The Golden Age of India saw achievements that are in many regards similar to those of the Greco-Roman world. Guptas made advances in the sciences as their philosophers proposed that the earth was not flat, but was instead round and rotated on an axis by viewing lunar eclipses. They also made discoveries about gravity and the planets of the solar system, which they used to tell the horoscopes. The decimal numeral system, including the concept of zero, was invented in India during this period as were chess and the sine function used in trigonometry.
Literature, architecture, and religion all made advances during the reign of the Guptas.
Faxian (or Fa Hsien etc.), a Chinese Buddhist, was one of the pilgrims who visited India during the reign of the Gupta emperor Chandragupta II. He wrote the following about the empire:
“The snow and heat are finely tempered, and there is neither hoarfrost nor snow. The people are numerous and happy. They have not to register their households. Only those who cultivate the royal land have to pay (a portion of) the gain from it. If they want to go, they go. If they want to stay on, they stay on. The king governs without decapitation or (other) corporal punishments. Criminals are simply fined according to circumstances. Even in cases of repeated attempts at wicked rebellion, they only have their right-hand cut off. The king’s bodyguards & attendants all have salaries. Throughout the whole country, the people do not kill any living creature, not drink any intoxicating liquor, nor eat onions or garlic.”

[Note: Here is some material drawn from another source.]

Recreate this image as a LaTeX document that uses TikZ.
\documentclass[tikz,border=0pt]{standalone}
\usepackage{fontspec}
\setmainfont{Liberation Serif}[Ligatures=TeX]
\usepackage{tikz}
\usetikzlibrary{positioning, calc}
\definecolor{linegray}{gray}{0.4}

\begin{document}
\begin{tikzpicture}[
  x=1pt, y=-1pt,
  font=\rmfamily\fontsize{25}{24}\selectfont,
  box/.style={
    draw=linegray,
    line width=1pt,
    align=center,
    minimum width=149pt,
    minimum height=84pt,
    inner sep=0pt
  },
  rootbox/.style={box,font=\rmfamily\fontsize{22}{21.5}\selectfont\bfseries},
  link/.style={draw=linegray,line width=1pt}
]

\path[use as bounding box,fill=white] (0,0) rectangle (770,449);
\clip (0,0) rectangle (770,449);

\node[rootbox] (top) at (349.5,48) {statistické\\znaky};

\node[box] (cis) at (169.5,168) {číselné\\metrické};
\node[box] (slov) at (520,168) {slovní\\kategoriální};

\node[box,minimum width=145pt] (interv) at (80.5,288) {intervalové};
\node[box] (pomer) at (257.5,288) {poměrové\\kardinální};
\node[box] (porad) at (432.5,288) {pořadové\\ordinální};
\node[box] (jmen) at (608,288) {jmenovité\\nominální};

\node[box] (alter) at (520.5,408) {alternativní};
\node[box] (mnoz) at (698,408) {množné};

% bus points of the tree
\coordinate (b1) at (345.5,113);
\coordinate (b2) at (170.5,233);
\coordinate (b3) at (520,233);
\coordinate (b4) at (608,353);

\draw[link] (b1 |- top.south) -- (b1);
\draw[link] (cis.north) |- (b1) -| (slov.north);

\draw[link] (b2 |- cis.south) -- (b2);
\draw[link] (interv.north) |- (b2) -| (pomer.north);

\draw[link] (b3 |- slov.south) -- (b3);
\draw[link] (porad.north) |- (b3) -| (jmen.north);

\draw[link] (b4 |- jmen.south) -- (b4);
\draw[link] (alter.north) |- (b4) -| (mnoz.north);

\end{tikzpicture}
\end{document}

In contrast to the Mauryan Empire, the Guptas introduced several military innovations to Indian warfare. Chief amongst these was the use of Siege engines, heavy cavalry archers and heavy sword cavalry. The heavy cavalry formed the core of the Gupta army and were supported by the traditional Indian army elements of elephants and light infantry.
The Guptas were traditionally a Hindu dynasty. They were orthodox Hindus, but did not force their beliefs on the rest of the population. Some later rulers seem to have especially promoted Buddhism.

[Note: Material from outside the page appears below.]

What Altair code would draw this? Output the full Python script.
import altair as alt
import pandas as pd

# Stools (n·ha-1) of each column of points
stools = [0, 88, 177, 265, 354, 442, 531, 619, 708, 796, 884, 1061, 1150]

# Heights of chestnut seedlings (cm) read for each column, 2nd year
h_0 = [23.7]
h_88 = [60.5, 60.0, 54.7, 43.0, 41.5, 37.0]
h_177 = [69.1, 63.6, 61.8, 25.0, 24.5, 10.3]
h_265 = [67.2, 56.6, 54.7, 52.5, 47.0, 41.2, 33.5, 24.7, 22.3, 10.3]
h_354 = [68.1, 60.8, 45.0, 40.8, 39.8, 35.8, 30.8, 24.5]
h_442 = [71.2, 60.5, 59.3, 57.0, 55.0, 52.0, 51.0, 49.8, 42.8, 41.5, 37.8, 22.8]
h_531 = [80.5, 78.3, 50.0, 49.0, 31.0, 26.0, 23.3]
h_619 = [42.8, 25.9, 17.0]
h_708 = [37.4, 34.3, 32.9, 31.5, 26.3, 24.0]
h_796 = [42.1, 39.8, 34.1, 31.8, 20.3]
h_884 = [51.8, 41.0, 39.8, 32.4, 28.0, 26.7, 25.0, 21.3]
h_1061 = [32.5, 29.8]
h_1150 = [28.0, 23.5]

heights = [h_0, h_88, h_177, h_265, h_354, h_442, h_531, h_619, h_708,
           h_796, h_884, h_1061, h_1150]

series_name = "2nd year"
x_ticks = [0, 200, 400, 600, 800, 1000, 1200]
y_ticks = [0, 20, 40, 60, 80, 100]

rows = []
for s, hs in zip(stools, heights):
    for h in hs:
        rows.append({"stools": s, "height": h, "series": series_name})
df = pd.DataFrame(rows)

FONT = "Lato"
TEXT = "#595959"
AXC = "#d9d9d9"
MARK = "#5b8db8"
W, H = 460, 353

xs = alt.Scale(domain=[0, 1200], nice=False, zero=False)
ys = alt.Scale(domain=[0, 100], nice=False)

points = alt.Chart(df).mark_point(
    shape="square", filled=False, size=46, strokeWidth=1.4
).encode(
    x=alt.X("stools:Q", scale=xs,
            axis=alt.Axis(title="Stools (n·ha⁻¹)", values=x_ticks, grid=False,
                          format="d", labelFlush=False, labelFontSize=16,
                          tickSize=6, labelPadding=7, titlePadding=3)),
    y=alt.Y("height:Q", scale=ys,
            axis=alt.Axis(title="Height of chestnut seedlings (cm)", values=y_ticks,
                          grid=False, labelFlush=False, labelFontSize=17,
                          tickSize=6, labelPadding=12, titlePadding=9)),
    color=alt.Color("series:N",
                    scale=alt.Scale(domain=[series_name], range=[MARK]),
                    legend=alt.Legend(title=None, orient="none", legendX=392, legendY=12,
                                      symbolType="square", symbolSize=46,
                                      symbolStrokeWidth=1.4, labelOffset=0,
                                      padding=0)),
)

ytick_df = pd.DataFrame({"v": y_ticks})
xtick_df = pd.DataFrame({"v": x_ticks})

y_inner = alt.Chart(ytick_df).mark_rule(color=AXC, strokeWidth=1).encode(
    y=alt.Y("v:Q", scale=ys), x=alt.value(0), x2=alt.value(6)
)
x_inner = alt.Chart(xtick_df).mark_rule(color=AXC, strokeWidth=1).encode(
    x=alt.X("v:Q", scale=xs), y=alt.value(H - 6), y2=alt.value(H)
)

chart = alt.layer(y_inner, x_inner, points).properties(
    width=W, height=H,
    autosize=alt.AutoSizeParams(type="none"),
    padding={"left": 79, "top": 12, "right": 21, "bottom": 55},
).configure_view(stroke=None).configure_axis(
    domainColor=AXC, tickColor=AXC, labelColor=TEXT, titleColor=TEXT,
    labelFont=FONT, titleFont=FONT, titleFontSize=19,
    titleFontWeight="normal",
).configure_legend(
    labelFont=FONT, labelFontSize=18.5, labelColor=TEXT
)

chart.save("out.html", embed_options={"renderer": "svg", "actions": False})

In the sixth century, decline set in. A series of weaker rulers faced internal dissension at home and foreign invasion from abroad. A great nomadic power known as the Huns emerged out of Central Asia and invaded the northwest, destabilizing Gupta rule. Subordinate rulers then began to break away, and smaller kingdoms replaced the empire. After the sixth century, India entered a new stage in its history.